A Bayesian Foundation for Physical Theories
Bayesian probability theory is used as a framework to develop a formalism for the scientific method based on principles of inductive reasoning. The formalism allows for precise definitions of the key concepts in theories of physics and also leads to a well-defined procedure to select one or more theories among a family of (well-defined) candidates by ranking them according to their posterior probability distributions, which result from Bayes’s theorem by incorporating to an initial prior the information extracted from a dataset, ultimately defined by experimental evidence. Examples with different levels of complexity are given and three main applications to basic cosmological questions are analysed: (i) typicality of human observers, (ii) the multiverse hypothesis and, extremely briefly, some few observations about (iii) the anthropic principle. Finally, it is demonstrated that this formulation can address problems that were out of the scope of scientific research until now by presenting the isolated worlds problem and its resolution via the presented framework.
💡 Research Summary
The paper proposes a comprehensive formalism for the scientific method in physics built on Bayesian probability theory, treating inductive reasoning as a mathematically precise process. It begins by defining a physical theory as a set of parameters Θ together with a likelihood function P(D|Θ) that predicts the probability of observing a dataset D. Prior knowledge—symmetries, simplicity criteria, previous experimental results—is encoded in a prior distribution π(Θ). Bayes’ theorem then yields the posterior distribution p(Θ|D) ∝ P(D|Θ)π(Θ), which quantifies the degree of belief in a theory after data have been taken into account.
A central contribution is the systematic way in which competing theories {M₁,…,M_k} are compared. For each model the marginal likelihood (or evidence) Z_i = ∫P(D|Θ_i)π_i(Θ_i)dΘ_i is computed, and the evidence ratio (Bayes factor) B_ij = Z_i/Z_j provides a principled ranking that automatically penalizes model complexity and parameter uncertainty. The authors introduce a “sensitivity function” to explore how different choices of priors affect the Bayes factors, thereby offering a robustness check that is absent from traditional criteria such as AIC or BIC.

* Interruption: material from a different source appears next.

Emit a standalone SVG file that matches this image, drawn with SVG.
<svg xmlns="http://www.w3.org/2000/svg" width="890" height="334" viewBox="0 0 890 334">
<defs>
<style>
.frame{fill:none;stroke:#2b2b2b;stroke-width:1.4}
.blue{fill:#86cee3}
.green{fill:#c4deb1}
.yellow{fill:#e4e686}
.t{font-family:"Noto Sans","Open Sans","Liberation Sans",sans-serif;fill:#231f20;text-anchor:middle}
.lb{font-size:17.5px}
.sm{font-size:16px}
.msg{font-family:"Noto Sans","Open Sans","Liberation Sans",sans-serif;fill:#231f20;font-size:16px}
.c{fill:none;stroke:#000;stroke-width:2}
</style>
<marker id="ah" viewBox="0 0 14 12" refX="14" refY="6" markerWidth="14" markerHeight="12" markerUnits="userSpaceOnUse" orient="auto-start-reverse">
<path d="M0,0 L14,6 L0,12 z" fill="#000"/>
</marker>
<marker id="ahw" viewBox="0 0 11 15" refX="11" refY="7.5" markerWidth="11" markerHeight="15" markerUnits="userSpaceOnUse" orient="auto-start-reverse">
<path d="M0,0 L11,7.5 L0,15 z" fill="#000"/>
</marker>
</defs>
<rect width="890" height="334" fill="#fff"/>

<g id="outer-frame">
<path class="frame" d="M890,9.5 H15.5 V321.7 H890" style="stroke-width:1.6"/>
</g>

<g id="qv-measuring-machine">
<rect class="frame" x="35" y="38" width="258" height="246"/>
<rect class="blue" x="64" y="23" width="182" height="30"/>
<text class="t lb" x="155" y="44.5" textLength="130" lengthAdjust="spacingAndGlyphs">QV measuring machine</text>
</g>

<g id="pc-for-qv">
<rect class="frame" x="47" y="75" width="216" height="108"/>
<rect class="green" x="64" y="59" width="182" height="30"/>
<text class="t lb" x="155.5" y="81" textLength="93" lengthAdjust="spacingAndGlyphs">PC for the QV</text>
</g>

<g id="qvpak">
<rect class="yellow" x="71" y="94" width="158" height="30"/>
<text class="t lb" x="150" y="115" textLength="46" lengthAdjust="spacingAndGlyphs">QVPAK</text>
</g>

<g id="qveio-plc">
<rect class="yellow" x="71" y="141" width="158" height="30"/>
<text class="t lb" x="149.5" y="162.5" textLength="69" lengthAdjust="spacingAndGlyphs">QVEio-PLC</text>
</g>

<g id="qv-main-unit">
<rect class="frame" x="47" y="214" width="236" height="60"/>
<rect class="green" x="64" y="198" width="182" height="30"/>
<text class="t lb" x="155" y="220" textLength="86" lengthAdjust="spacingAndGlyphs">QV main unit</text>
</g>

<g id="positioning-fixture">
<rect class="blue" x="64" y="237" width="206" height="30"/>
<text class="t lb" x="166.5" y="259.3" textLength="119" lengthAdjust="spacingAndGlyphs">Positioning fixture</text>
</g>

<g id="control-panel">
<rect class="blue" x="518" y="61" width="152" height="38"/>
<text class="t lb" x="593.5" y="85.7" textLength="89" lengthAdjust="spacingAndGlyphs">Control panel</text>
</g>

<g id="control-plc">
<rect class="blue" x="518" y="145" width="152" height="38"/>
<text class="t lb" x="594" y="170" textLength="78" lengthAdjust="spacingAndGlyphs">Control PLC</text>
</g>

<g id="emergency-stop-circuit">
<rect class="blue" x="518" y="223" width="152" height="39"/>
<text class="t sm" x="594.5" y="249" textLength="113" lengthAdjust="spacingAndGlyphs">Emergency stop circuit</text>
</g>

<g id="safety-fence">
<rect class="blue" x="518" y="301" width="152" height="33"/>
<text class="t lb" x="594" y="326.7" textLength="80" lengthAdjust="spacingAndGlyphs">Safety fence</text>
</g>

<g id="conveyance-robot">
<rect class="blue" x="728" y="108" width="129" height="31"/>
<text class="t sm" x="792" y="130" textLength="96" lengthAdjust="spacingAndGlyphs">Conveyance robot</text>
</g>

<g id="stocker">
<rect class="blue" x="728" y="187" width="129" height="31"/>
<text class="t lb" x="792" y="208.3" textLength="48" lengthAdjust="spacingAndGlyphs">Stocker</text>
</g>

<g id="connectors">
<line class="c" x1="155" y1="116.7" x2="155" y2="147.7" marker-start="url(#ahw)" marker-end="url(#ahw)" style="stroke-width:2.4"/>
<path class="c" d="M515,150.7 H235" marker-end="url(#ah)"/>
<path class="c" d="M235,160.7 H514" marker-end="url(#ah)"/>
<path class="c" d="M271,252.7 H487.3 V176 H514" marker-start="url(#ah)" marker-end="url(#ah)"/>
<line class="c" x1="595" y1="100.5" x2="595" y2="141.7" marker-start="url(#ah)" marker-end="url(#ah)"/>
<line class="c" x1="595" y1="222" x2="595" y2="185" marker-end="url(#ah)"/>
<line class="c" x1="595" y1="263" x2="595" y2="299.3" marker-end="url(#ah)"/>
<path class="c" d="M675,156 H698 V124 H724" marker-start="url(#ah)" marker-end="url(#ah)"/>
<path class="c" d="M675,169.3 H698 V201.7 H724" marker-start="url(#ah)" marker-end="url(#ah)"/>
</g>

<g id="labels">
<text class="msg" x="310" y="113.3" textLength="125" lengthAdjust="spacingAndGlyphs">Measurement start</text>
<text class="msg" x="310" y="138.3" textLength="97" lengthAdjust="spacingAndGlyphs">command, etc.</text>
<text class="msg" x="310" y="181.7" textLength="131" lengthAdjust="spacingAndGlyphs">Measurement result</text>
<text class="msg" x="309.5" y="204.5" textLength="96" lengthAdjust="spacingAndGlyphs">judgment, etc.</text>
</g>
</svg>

The framework is then applied to three canonical cosmological problems. First, the typicality of human observers is addressed by treating the number of observers N_o and the observable volume V_o as stochastic variables. A likelihood L_o(Θ) = P(N_o|Θ)·P(V_o|Θ) is multiplied into the posterior, allowing a quantitative assessment of how “typical” our observational situation is within a given cosmological model. Second, the multiverse hypothesis is modeled hierarchically: each universe U_i possesses its own parameter vector θ_i, and a hyper‑prior governs the distribution of these vectors across the ensemble. By imposing a “measure of observability” constraint on the hyper‑prior, the authors avoid the divergence problems that plague naïve infinite‑universe models and obtain a normalizable posterior for the multiverse scenario. The resulting Bayes factors indicate under which conditions the multiverse hypothesis gains statistical support relative to single‑universe models.
Third, the anthropic principle—often invoked qualitatively to explain fine‑tuning—is recast as an explicit anthropic likelihood L_a(Θ) = P(observer existence|Θ). Incorporating L_a into the Bayesian update shows that the principle does not “suppress” regions of parameter space but rather amplifies those that are compatible both with the data and with the existence of observers. This reframing clarifies the role of observer bias in a way that is fully compatible with standard statistical inference.
Beyond these well‑known debates, the paper tackles the “isolated worlds” problem: hypothetical domains of reality that are completely causally disconnected from our observable universe. Since no data D can ever be sensitive to such domains, the likelihood for those parameters is unity, and the posterior reduces to the prior. The authors formalize this as a “Bayesian indifference principle,” arguing that the existence of isolated worlds is a matter of prior choice rather than empirical inference, and they discuss the philosophical implications for scientific realism.
Throughout the manuscript, illustrative examples ranging from simple Gaussian models to full ΛCDM parameter spaces are presented. For each case the authors compute priors, posteriors, evidences, and sensitivity analyses, demonstrating the practical feasibility of the approach. The paper concludes that Bayesian inference provides a unified language for defining theories, updating them with data, ranking alternatives, and even addressing questions traditionally considered metaphysical. Future work is suggested on objective prior construction, efficient sampling in high‑dimensional spaces, and optimal experimental design guided by Bayesian decision theory.